Every line from the start of the entries up to and including the one bearing "import numpy as np" must be printed verbatim, without the pictures.
------ Available data ------
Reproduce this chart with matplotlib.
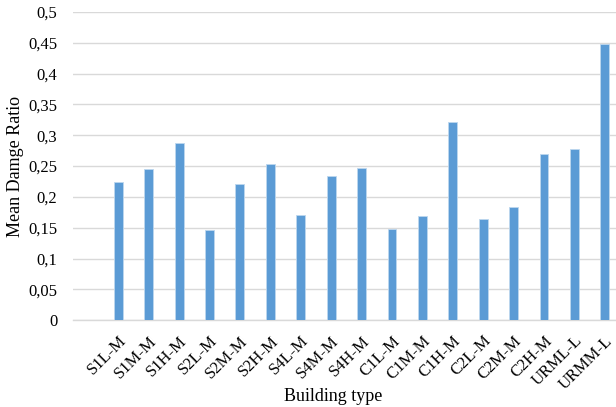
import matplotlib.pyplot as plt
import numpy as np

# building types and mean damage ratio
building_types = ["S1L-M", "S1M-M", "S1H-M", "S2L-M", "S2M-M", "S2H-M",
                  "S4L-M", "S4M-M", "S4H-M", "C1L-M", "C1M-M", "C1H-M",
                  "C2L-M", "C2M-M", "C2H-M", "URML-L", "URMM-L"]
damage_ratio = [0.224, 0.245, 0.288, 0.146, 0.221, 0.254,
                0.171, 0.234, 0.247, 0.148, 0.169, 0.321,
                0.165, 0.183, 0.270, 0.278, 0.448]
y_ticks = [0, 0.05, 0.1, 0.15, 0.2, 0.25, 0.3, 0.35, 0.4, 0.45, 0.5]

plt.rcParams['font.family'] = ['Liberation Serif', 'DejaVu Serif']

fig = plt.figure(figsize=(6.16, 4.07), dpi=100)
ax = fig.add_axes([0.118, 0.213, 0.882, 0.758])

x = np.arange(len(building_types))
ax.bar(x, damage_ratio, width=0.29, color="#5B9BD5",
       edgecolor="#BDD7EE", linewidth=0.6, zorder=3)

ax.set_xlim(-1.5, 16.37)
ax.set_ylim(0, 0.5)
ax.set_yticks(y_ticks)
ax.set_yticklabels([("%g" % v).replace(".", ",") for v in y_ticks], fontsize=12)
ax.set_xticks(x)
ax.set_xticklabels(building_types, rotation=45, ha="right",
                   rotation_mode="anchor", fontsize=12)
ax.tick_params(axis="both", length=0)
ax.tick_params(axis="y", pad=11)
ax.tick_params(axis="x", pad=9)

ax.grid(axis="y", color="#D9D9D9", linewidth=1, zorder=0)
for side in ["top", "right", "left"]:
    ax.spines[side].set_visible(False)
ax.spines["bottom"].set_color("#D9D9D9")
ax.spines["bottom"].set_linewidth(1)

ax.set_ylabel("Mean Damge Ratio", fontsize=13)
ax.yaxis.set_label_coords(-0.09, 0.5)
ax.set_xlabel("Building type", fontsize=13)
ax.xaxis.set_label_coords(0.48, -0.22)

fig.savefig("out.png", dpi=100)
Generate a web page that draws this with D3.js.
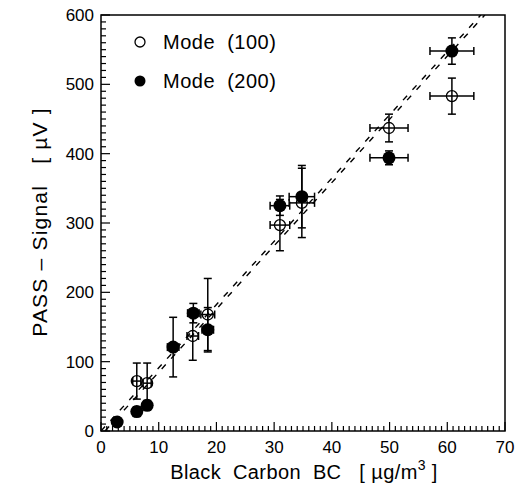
------
● Output of the exercise
Reproduce this chart with matplotlib.
import matplotlib.pyplot as plt
import numpy as np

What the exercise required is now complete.